What REF presumably means is that, at the local level, the witless, self-centred nimby maniacs (who regularly trot out REF propaganda) all too often manage to whip up opposition by lying about windfarms and bullying anyone who expresses an independent opinion. But that's not an overwhelming majority. As we've pointed out elsewhere, nimby groups - the Lenches' despicable VVASP cabal of frauds and thugs being a good example - routinely exaggerate the level of local opposition to a windfarm. So, while nimby groups lie (to themselves and to everybody else) about a mythical "overwhelming majority", the genuine majority of British people, as demonstrated time and time again, are strongly in favour of windfarms.

Secondly, REF even lied about the percentage of windfarm planning applications which are successful. They did this by means of the standard nimby practice of massaging the figures. In fact, more like 42% of windfarm planning applications eventually receive approval, and the timespans involved are getting longer (see this DECC graph: https://restats.decc.gov.uk/app/pub/repd/tracking)

So, two lies for the price of one - not bad, even by REF's standards.

And, of course, the mealy-mouthed myth-mongers of REF keep insisting that wind turbines are "inefficient". It's a familiar claim, and it's b*llsh*t. Alan Whitehead MP has taken the trouble to investigate the relative "efficiencies" of various power generation sources. Amazingly, wind power comes out just behind gas in the efficiency stakes, and ahead of nuclear and coal. See here:

http://www.alansenergyblog.wordpress.com/2012/02/08/theres-inefficient-and-then-theres-really-inefficient

Bearing in mind the fact that wind power is now cheaper than nuclear, gas and coal, as well as being considerably safer and much, much cleaner, to discover that it's also more efficient than two of the others and almost as efficient as gas means that, well folks, it's a no-brainer. Wind wins, every time, and only a nimby deadhead with personality problems would disagree with that.
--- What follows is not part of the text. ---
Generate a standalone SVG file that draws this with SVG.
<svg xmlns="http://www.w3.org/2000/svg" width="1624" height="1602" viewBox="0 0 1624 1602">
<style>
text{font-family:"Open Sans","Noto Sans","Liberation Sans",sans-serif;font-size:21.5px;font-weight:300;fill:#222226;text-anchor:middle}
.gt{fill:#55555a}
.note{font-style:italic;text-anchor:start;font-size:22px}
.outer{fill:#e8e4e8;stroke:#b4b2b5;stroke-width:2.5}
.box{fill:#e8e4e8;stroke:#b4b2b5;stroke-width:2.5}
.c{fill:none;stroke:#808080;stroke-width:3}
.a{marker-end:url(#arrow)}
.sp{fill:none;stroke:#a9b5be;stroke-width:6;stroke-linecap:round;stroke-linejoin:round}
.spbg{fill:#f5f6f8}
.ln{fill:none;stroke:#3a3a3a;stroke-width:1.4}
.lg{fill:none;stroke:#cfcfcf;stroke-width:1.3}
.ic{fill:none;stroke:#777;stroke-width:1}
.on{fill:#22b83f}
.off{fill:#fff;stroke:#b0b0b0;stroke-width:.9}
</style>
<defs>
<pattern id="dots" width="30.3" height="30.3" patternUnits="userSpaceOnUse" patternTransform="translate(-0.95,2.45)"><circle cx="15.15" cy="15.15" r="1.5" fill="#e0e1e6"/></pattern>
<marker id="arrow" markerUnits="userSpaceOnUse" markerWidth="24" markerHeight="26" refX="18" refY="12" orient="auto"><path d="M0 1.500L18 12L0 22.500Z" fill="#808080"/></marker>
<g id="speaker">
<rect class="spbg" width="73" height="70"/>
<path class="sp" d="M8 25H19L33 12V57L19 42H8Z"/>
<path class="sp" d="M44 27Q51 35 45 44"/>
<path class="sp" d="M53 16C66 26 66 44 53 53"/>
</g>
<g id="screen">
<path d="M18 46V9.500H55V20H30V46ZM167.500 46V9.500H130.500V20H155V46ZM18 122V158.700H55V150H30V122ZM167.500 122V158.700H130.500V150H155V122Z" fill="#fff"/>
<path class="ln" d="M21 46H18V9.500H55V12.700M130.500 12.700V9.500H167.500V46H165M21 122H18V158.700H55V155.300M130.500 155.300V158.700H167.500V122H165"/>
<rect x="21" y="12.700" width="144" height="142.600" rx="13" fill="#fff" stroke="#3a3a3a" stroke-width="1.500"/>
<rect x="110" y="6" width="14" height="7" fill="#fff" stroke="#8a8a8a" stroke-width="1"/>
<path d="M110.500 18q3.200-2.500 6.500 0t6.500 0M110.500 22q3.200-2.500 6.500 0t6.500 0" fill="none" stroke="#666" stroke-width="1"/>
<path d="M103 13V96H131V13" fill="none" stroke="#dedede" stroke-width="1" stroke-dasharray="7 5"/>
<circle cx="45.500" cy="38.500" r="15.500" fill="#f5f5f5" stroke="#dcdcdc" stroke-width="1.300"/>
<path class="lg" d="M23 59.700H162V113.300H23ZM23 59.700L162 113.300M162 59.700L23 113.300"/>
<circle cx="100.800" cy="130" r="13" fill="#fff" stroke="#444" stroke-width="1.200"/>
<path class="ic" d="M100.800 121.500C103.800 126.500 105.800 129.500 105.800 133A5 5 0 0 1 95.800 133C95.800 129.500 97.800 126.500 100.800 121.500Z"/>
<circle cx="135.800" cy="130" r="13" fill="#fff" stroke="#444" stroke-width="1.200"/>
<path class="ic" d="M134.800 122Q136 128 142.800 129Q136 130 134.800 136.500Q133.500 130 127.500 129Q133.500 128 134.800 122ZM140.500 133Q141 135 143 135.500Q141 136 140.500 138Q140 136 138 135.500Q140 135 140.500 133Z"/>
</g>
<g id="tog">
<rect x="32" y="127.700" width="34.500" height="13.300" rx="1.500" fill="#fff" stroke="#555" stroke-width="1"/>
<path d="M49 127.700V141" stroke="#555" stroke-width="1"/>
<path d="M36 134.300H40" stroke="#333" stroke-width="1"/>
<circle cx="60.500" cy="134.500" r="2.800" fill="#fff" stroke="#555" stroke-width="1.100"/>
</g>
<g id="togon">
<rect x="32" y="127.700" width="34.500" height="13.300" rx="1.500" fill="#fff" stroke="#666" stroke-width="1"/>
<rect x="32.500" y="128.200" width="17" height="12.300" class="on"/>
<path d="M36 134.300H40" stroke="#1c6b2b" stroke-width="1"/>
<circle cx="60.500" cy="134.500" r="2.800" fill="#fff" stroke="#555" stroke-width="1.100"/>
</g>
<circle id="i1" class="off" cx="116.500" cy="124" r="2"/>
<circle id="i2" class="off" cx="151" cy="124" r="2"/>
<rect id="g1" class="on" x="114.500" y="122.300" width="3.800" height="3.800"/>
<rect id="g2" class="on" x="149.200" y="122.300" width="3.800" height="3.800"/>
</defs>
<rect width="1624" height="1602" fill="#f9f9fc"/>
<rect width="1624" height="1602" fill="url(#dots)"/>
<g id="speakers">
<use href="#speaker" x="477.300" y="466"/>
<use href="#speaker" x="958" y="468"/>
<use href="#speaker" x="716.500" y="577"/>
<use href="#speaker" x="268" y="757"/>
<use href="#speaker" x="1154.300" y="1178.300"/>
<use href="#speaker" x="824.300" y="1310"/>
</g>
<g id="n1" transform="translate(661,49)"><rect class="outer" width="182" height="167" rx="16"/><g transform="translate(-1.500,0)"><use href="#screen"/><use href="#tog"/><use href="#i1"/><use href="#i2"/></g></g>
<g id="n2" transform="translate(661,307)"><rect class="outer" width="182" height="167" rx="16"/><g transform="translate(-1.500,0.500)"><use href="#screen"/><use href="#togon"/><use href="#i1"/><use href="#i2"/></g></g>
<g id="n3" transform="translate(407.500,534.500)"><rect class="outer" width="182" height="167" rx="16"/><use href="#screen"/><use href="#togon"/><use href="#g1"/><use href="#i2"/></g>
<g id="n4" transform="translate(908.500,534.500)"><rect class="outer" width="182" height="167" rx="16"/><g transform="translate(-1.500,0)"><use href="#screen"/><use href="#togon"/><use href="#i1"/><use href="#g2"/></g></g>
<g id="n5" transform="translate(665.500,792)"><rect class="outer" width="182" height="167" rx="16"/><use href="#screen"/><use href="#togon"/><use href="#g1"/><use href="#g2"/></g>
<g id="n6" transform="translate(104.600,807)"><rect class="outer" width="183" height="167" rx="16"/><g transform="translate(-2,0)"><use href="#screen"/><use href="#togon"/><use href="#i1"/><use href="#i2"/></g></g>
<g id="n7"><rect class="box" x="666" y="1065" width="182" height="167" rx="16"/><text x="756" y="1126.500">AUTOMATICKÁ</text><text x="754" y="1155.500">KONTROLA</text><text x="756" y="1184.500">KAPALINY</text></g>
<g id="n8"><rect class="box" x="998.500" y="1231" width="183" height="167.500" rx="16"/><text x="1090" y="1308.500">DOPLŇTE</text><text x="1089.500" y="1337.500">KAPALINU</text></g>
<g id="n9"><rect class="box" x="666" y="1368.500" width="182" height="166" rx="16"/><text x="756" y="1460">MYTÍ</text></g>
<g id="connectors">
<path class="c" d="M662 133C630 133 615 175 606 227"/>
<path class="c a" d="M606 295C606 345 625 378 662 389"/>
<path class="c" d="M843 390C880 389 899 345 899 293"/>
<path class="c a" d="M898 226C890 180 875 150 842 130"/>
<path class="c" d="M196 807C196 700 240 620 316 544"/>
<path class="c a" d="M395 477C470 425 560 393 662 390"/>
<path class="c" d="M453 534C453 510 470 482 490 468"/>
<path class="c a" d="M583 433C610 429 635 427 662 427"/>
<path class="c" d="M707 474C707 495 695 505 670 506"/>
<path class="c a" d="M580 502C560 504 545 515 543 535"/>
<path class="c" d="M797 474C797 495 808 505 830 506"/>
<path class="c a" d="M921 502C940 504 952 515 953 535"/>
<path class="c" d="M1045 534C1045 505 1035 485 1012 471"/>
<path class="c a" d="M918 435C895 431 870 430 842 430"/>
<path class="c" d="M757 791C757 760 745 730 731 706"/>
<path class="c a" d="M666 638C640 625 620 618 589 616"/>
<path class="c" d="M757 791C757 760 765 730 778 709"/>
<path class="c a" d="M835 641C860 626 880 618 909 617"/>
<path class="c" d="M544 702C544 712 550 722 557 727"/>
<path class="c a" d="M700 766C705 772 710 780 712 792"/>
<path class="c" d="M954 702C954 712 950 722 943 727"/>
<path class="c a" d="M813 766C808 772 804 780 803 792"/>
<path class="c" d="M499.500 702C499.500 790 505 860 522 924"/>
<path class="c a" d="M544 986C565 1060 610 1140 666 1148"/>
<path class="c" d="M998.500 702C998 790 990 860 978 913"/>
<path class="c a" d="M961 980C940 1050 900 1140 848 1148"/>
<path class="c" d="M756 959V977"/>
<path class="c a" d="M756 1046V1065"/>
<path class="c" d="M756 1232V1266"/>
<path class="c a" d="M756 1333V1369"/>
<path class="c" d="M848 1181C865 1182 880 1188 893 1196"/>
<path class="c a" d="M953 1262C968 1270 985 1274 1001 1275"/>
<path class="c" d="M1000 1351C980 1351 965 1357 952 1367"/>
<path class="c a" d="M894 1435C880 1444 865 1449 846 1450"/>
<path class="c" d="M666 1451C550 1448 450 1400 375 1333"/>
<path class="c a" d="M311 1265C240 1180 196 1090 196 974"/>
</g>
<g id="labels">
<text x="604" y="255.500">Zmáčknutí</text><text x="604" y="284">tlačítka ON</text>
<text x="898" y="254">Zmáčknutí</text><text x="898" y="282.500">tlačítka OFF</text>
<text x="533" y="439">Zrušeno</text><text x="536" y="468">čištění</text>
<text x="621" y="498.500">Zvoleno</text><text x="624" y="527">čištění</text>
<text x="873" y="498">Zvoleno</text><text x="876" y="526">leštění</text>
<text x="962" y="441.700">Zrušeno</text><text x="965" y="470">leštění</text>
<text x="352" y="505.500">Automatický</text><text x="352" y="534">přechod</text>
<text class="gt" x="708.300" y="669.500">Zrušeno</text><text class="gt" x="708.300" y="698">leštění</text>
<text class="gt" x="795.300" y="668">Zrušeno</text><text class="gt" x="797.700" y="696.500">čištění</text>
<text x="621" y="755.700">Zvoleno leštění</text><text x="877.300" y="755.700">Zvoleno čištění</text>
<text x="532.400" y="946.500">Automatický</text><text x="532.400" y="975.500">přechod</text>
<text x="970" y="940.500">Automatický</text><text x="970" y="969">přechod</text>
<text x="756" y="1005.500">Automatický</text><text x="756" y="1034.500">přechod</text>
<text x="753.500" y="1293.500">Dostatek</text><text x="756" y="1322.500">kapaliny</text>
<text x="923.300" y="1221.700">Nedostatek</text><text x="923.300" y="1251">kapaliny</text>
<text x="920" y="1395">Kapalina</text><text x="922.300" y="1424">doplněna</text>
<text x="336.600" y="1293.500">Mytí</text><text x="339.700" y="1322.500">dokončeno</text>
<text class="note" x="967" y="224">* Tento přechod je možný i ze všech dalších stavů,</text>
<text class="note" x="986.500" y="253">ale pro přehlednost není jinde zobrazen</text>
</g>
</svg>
Oh, but some people don't like the look of wind turbines. One of these people is Sir Simon Jenkins, who just happens to be the chair of the National Trust.

Jenkins doesn't like windfarms at all, and he's made that perfectly apparent in the past. But he's gone a bit further, and has actually done something quite naughty. In an interview with the Daily Torygraph, he has claimed that the National Trust is now "deeply sceptical" about wind turbines (which Jenkins, in his almighty weirdness, thinks are a "public menace"). He also advanced the usual, phenomenally stupid and - as we have just seen - utterly WRONG claim that windfarms are inefficient.

What makes Jenkins' loopy interview with the anti-renewables Telegraph so odd is that the National Trust has previously made clear that it is broadly in favour of windfarms. And no sooner had Simon Jenkins blown off about wind turbines to the Torygraph, than the National Trust announced that its Chair was talking nonsense.

What the National Trust actually said was this: "our chairman has long-held views on wind that don't necessarily chime with our current views as an organisation on wind". And Jenkins' claims that the charity was coming round to his blinkered way of thinking? "No," says the National Trust, "our position hasn't changed on renewable energy."

Read all about it here:

http://www.businessgreen.com/bg/news/2152561/national-trust-rejects-chairmans-anti-wind-power-comments

This all illustrates one of the fundamental problems of the wind power debate. The anti-wind nutters simply cannot be trusted. They are absolutely incapable of telling the truth. Jenkins, just because he doesn't like windfarms, lies about the stance of the nationwide charity he chairs and makes out that his own bigotry and foolish intolerance is shared by the rest of the organisation (of course, he spilled this gibberish to the Daily Telegraph which has a pretty impressive track record of publishing misleading rubbish and blatant lies about windfarms, presumably because its fogeyish readership lives on country estates where, if you're not earning nicely from turbines, you're likely to oppose them because they "ruin" "your" "view"). The charity then has to set the record straight by politely pointing out that its chair is a madman with truth issues.

At the same time, the REF (why isn't Simon Jenkins chair of that fake charity?) publishes a press release claiming - wrongly - that there is overwhelming public opposition to windfarms and - equally wrongly - that 7 out of 10 windfarms get planning permission.

What is this? Is this what Britain has become - a nation of liars and their lies? A country in which anyone who has a bee in his bonnet about windfarms can sound off to the right-wing press, spouting whatever nonsense pops into his mind, to the detriment of our nation's future?

The roll call of traitors grows longer every day. The wild-eyed nimbies out there just love it when the REF - founded by Noel Edmonds - unleashes another dose of anti-wind claptrap, or when someone like Simon Jenkins grossly misrepresents the facts. That, folks, is why it's taking longer and longer to get wind turbine applications approved - because of the demented gobbledegook that these fools are spreading.

Do we want the rest of the world to march ahead with renewables, sustainability and a low-carbon economy, while we sit around telling each other lies about renewables? Is that what we want? To be in hock to Russia for our relatively-inefficient, increasingly-expensive and not-very-carbon-neutral gas supplies?

These people are insane, and if the Daily Telegraph and the Blimps who read it had a trace of patriotism in their sclerotic arteries they would start telling the truth about windfarms. They're cheaper, cleaner, safer and just-as-if-not-more efficient that the other sources. And the overwhelming majority of Britons like them. Get over it.

Oh, and the Co-operative Group currently expects to exceed its target of £1bn invested in green energy projects by 2013. There's just so much demand out there for renewables. In the real world, that is. Not the bizarre alternative universe inhabited by the likes of Simon Jenkins, REF and the nimby nutters of Middle-brow England.